■ Set problem
Print only the lines from the top of the data through the line with "import plotly.graph_objects as go", both included, skipping every picture.
===== Dataset content
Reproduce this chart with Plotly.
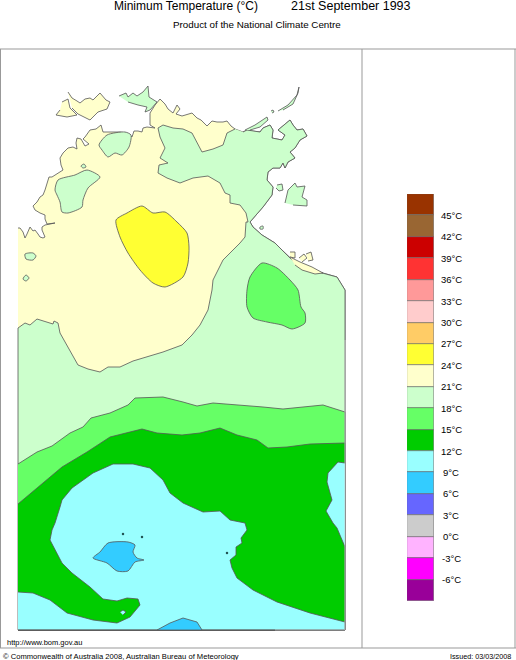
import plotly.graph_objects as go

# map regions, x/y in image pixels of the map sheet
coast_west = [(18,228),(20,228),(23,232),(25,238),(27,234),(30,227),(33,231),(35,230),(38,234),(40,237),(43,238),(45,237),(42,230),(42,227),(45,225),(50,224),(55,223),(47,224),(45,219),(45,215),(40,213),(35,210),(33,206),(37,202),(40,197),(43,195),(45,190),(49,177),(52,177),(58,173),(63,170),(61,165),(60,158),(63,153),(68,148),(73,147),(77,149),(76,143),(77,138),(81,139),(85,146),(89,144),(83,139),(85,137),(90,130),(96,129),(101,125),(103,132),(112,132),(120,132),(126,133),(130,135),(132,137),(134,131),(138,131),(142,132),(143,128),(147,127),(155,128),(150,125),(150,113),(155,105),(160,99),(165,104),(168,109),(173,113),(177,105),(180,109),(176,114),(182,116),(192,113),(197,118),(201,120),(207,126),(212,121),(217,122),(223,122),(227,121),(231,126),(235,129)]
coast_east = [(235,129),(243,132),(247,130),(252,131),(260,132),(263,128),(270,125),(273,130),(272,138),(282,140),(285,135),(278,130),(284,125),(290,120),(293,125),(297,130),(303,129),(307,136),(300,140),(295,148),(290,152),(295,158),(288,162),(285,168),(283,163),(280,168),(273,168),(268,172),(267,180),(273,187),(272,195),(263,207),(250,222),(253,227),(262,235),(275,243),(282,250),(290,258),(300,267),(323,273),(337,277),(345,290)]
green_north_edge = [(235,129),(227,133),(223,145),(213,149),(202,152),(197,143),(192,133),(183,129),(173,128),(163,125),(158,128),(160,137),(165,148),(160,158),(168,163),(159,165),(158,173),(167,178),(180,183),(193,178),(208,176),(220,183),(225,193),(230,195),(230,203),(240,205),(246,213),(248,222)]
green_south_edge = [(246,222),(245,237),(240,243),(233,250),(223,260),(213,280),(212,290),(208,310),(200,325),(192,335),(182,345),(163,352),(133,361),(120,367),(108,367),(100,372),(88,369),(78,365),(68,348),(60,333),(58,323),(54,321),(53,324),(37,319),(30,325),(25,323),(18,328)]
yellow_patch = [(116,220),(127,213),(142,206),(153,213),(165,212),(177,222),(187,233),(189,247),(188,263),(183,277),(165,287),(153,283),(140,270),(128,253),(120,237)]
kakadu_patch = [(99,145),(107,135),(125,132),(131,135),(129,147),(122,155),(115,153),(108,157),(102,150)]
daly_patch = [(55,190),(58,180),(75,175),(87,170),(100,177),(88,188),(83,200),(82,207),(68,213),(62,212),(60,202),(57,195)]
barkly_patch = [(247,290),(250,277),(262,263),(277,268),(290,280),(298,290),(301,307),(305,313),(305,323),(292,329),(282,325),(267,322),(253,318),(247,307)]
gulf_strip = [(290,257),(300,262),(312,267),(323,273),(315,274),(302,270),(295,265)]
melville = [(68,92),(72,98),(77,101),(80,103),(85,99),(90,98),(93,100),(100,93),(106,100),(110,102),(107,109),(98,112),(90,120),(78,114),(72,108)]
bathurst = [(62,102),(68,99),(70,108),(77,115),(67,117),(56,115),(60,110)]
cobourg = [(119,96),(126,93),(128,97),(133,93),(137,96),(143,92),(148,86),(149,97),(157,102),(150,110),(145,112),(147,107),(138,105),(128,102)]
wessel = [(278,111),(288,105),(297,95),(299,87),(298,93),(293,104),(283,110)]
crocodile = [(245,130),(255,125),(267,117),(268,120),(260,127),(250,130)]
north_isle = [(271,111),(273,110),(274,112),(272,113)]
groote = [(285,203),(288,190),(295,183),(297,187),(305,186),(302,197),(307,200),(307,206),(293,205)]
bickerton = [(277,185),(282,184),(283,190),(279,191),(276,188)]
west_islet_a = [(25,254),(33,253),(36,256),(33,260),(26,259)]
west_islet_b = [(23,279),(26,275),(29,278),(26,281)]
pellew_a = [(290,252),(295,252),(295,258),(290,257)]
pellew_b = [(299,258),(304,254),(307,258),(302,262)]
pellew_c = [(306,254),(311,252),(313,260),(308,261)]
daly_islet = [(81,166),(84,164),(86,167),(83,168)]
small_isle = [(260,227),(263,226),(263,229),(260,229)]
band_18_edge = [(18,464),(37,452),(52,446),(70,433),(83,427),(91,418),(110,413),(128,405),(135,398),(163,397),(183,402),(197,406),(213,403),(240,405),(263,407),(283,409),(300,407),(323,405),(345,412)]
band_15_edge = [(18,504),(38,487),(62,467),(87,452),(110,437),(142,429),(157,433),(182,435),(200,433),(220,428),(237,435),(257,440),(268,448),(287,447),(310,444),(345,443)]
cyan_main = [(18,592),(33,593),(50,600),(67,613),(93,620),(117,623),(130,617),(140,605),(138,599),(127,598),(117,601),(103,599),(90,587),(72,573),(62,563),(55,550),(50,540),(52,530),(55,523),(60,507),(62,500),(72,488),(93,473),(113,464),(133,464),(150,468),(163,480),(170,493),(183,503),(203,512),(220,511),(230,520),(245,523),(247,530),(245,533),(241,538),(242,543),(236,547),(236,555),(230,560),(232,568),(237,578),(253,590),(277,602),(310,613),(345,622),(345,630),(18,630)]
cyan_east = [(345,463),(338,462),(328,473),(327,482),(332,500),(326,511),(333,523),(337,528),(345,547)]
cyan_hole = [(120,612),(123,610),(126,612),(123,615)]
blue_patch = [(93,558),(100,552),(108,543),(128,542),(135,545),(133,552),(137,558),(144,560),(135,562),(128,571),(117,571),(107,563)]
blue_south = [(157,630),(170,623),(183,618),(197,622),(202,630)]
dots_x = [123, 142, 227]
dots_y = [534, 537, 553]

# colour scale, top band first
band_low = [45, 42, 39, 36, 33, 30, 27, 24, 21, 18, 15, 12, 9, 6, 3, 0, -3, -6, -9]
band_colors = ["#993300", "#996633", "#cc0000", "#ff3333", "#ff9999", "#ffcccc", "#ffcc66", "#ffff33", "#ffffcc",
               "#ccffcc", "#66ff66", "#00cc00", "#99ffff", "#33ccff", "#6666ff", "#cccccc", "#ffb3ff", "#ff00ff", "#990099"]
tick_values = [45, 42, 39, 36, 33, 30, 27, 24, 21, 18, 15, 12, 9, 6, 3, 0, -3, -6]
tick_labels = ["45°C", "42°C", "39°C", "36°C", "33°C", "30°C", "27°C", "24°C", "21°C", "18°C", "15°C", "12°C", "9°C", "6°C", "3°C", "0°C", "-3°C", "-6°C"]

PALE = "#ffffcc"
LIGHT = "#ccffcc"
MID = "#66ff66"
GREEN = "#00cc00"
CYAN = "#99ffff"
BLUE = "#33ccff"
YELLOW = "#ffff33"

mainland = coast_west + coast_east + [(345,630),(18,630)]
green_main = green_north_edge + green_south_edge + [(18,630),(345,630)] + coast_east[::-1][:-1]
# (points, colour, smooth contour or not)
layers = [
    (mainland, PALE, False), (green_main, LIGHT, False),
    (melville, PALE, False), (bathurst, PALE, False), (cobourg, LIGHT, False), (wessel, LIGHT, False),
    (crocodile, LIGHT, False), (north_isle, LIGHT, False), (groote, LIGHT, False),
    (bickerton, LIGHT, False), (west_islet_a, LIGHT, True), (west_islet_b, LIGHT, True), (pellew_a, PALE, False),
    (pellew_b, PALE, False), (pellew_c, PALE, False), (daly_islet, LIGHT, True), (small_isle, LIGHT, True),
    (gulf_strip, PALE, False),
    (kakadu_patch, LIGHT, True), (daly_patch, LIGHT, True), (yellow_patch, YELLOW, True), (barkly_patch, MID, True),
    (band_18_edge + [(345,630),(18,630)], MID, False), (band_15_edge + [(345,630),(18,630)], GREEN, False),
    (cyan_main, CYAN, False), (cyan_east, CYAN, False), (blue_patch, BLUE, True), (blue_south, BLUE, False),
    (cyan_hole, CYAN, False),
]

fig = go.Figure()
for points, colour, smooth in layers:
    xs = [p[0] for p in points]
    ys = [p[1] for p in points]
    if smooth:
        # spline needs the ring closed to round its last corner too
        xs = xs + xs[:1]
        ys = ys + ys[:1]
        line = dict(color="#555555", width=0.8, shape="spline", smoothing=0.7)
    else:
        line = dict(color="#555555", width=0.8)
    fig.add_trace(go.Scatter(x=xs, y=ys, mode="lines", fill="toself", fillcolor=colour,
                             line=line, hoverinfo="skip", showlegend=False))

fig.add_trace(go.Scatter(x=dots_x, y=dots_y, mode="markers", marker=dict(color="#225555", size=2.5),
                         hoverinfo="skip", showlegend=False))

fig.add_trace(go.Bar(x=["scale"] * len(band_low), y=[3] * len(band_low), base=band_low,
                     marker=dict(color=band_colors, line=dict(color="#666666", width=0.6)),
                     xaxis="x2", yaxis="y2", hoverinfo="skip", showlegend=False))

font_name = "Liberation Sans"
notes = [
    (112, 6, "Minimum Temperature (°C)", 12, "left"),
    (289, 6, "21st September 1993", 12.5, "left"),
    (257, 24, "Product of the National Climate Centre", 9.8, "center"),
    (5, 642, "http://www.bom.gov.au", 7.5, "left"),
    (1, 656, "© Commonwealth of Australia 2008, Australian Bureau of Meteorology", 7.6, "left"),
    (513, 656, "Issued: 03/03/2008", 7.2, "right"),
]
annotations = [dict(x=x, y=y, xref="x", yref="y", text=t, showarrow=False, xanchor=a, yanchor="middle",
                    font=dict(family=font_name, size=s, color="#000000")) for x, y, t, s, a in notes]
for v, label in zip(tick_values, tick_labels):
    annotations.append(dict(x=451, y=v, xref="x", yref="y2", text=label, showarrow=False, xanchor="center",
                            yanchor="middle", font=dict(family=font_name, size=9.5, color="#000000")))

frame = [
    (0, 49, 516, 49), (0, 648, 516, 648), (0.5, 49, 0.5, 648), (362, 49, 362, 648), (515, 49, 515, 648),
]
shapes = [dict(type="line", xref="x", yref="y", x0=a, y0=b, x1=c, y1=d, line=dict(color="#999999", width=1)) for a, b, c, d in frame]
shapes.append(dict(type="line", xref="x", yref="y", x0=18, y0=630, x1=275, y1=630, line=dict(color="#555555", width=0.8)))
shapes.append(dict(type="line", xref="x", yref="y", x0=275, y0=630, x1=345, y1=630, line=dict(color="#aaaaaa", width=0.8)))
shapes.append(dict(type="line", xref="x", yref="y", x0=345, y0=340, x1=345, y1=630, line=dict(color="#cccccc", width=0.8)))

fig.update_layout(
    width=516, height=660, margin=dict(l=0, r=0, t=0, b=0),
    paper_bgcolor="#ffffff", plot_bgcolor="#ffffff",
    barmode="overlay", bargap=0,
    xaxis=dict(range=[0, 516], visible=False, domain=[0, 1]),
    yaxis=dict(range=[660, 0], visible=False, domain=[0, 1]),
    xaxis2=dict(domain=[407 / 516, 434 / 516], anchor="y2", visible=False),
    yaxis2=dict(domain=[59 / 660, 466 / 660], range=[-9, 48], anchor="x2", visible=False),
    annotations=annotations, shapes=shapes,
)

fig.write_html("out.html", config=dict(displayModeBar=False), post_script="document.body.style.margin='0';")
==========
■ Written response
Reproduce this chart with Plotly.
import plotly.graph_objects as go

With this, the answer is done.